Stock Transfer Agent 

The transfer agent and registrar for the Common Stock is Computershare Investor Services at P. O. Box 43070, Providence, RI 02940-3070.

Item 2. Exhibits

Exhibit
Number


Description

3.1

Certificate of Incorporation. Copy of the Company's Certificate of Incorporation is incorporated herein by reference to Exhibit 3.1 to the Company's Registration Statement on Form S-1 filed on May 2, 1997.

3.2

Amended and Restate Bylaws. Copy of the Company's Amended and Restated Bylaws is incorporated herein by reference to Exhibit 3.2 to the Company's Current Report on Form 8-K filed on November 5, 2007.

4.1

Specimen Stock Certificate. Copy of the Company's specimen stock certificated is incorporated herein by reference to Exhibit 4.1 to the Company's Form 8-A/A filed on May 4, 2011.


SIGNATURE

Pursuant to the requirements of Section 12 of the Securities Exchange Act of 1934, the registrant has duly caused this registration statement to be signed on its behalf by the undersigned, thereto duly authorized.



inTEST CORPORATION

(Registrant)



By: /s/ Hugh T. Regan, Jr.
        Hugh T. Regan, Jr.
  
      Secretary, Treasurer and Chief Financial Officer

Date:   October 8, 2013

 

INDEX TO EXHIBITS

Exhibit
Number


Description

3.1

Certificate of Incorporation.
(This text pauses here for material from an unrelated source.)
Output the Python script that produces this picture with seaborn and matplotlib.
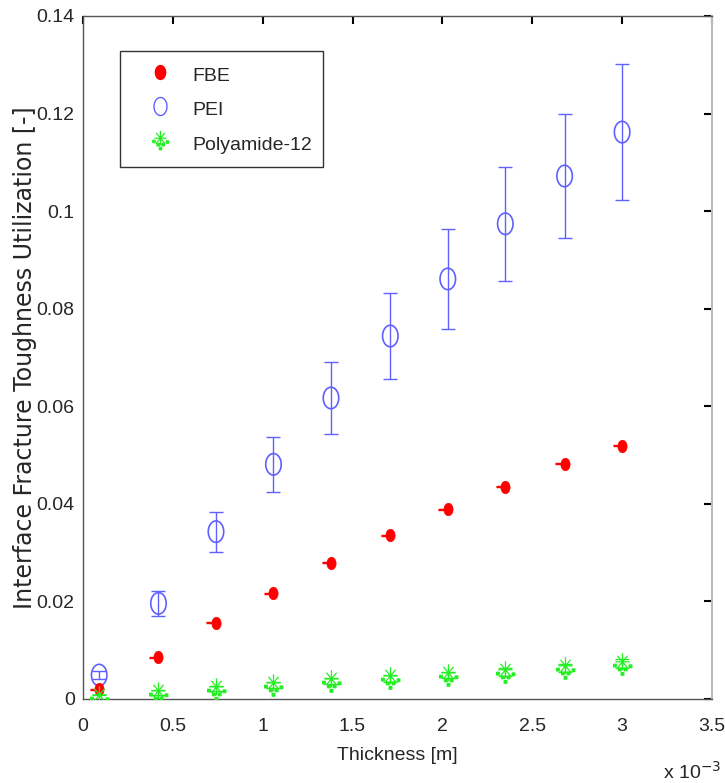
import numpy as np
import pandas as pd
import matplotlib
matplotlib.use("Agg")
import matplotlib.pyplot as plt
from matplotlib.path import Path
from matplotlib.lines import Line2D
from matplotlib.ticker import FuncFormatter
from matplotlib import font_manager
import seaborn as sns

# ---------------- data ----------------
thickness = [0.09e-3, 0.42e-3, 0.74e-3, 1.06e-3, 1.38e-3, 1.71e-3, 2.03e-3, 2.35e-3, 2.68e-3, 3.0e-3]
fbe = [0.0020, 0.0086, 0.0156, 0.0217, 0.0279, 0.0336, 0.0389, 0.0435, 0.0482, 0.0519]
fbe_err = [0.0001, 0.0001, 0.0001, 0.0001, 0.0001, 0.0001, 0.0001, 0.0001, 0.0001, 0.0001]
pei = [0.0049, 0.0196, 0.0343, 0.0481, 0.0617, 0.0744, 0.0861, 0.0974, 0.1072, 0.1162]
pei_err = [0.0008, 0.0025, 0.0041, 0.0057, 0.0073, 0.0089, 0.0102, 0.0117, 0.0128, 0.0140]
pa12 = [0.0004, 0.0013, 0.0021, 0.0029, 0.0036, 0.0042, 0.0049, 0.0056, 0.0064, 0.0072]
pa12_err = [0.0004, 0.0005, 0.0005, 0.0006, 0.0006, 0.0007, 0.0007, 0.0008, 0.0008, 0.0009]
series_names = ["FBE", "PEI", "Polyamide-12"]
x_ticks = [0, 0.5, 1, 1.5, 2, 2.5, 3, 3.5]
y_ticks = [0, 0.02, 0.04, 0.06, 0.08, 0.1, 0.12, 0.14]

df = pd.DataFrame({"thickness": thickness, "FBE": fbe, "PEI": pei, "PA12": pa12})

# ---------------- styles ----------------
sns.set_theme(style="white")
names = {f.name for f in font_manager.fontManager.ttflist}
narrow = [n for n in ["Liberation Sans Narrow", "DejaVu Sans Condensed"] if n in names]
MAIN_FONT = narrow + ["Liberation Sans", "DejaVu Sans"]
plt.rcParams["font.family"] = MAIN_FONT
FS = 17 if narrow else 14

RED = "#ff0000"
BLUE = "#6060ff"
GREEN = "#22ee22"

t = np.linspace(0, 2 * np.pi, 41)
ell_open = Path(np.column_stack([0.36 * np.cos(t), 0.5 * np.sin(t)]), closed=True)
ell_fill = Path(np.column_stack([0.37 * np.cos(t), 0.5 * np.sin(t)]), closed=True)

verts, codes = [], []
r = 0.32
for a in [0, 45, 90, 135]:
    ang = np.deg2rad(a)
    dx, dy = r * np.cos(ang), 1.2 * r * np.sin(ang)
    verts += [(-dx, -dy + 0.12), (dx, dy + 0.12)]
    codes += [Path.MOVETO, Path.LINETO]
s = 0.06
for cx, cy in [(-0.12, -0.22), (0.14, -0.22), (0.36, -0.08), (0.0, -0.42), (-0.34, -0.05)]:
    verts += [(cx - s, cy - s), (cx + s, cy - s), (cx + s, cy + s), (cx - s, cy + s), (cx - s, cy - s)]
    codes += [Path.MOVETO, Path.LINETO, Path.LINETO, Path.LINETO, Path.CLOSEPOLY]
pa_marker = Path(verts, codes)

fig = plt.figure(figsize=(7.25, 7.83), dpi=100)
ax = fig.add_axes([0.1145, 0.1073, 0.8675, 0.8723])

ax.errorbar(df["thickness"], df["PEI"], yerr=pei_err, fmt="none", ecolor=BLUE,
            elinewidth=1.0, capsize=5, capthick=1.0, zorder=2)
ax.errorbar(df["thickness"], df["PA12"], yerr=pa12_err, fmt="none", ecolor=GREEN,
            elinewidth=1.0, capsize=5, capthick=1.0, zorder=2)
ax.errorbar(df["thickness"] - 0.025e-3, df["FBE"], yerr=fbe_err, fmt="none", ecolor=RED,
            elinewidth=1.0, capsize=3.5, capthick=1.0, zorder=2)

sns.scatterplot(data=df, x="thickness", y="PEI", marker=ell_open, s=240,
                facecolor="none", edgecolor=BLUE, linewidth=1.2, ax=ax, zorder=3)
sns.scatterplot(data=df, x="thickness", y="FBE", marker=ell_fill, s=80,
                color=RED, edgecolor=RED, linewidth=0.5, ax=ax, zorder=3)
sns.scatterplot(data=df, x="thickness", y="PA12", marker=pa_marker, s=260,
                color=GREEN, edgecolor=GREEN, linewidth=0.9, ax=ax, zorder=3)

ax.set_xlim(0, 3.5e-3)
ax.set_ylim(0, 0.14)
ax.set_xticks([v * 1e-3 for v in x_ticks])
ax.xaxis.set_major_formatter(FuncFormatter(lambda v, p: f"{v * 1e3:g}"))
ax.set_yticks(y_ticks)
ax.yaxis.set_major_formatter(FuncFormatter(lambda v, p: f"{v:g}"))

ax.tick_params(axis="both", which="major", direction="in", length=6, width=1.5,
               color="black", top=True, right=True, labelsize=FS)
ax.tick_params(axis="x", pad=14)
ax.tick_params(axis="y", pad=6)
for side in ["left", "bottom", "top"]:
    ax.spines[side].set_color("#555555")
    ax.spines[side].set_linewidth(1.0)
ax.spines["right"].set_color("#bbbbbb")
ax.spines["right"].set_linewidth(1.5)

ax.set_xlabel("Thickness [m]", fontsize=FS, labelpad=8)
ax.set_ylabel("Interface Fracture Toughness Utilization [-]", fontsize=17,
              family=["DejaVu Sans"], labelpad=0)
fig.text(663 / 725, 4 / 783, r"x 10$^{-3}$", fontsize=FS, ha="left", va="baseline")

handles = [
    Line2D([], [], linestyle="none", marker=ell_fill, markersize=10, color=RED),
    Line2D([], [], linestyle="none", marker=ell_open, markersize=13, markerfacecolor="none",
           markeredgecolor=BLUE, markeredgewidth=1.0),
    Line2D([], [], linestyle="none", marker=pa_marker, markersize=14, color=GREEN,
           markeredgewidth=0.9),
]
leg = ax.legend(handles, series_names, loc="upper left", bbox_to_anchor=(0.059, 0.949),
                fontsize=FS, frameon=True, fancybox=False, edgecolor="black",
                borderpad=0.6, labelspacing=0.55, handlelength=2.9, handletextpad=0.2,
                handleheight=1.5, borderaxespad=0)
leg.get_frame().set_linewidth(1.0)
leg.get_frame().set_facecolor("white")

fig.savefig("out.png", dpi=100)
Copy of the Company's Certificate of Incorporation is incorporated herein by reference to Exhibit 3.1 to the Company's Registration Statement on Form S-1 filed on May 2, 1997.

3.2

Amended and Restate Bylaws. Copy of the Company's Amended and Restated Bylaws is incorporated herein by reference to Exhibit 3.2 to the Company's Current Report on Form 8-K filed on November 5, 2007.

4.1

Specimen Stock Certificate. Copy of the Company's specimen stock certificated is incorporated herein by reference to Exhibit 4.1 to the Company's Form 8-A/A filed on May 4, 2011.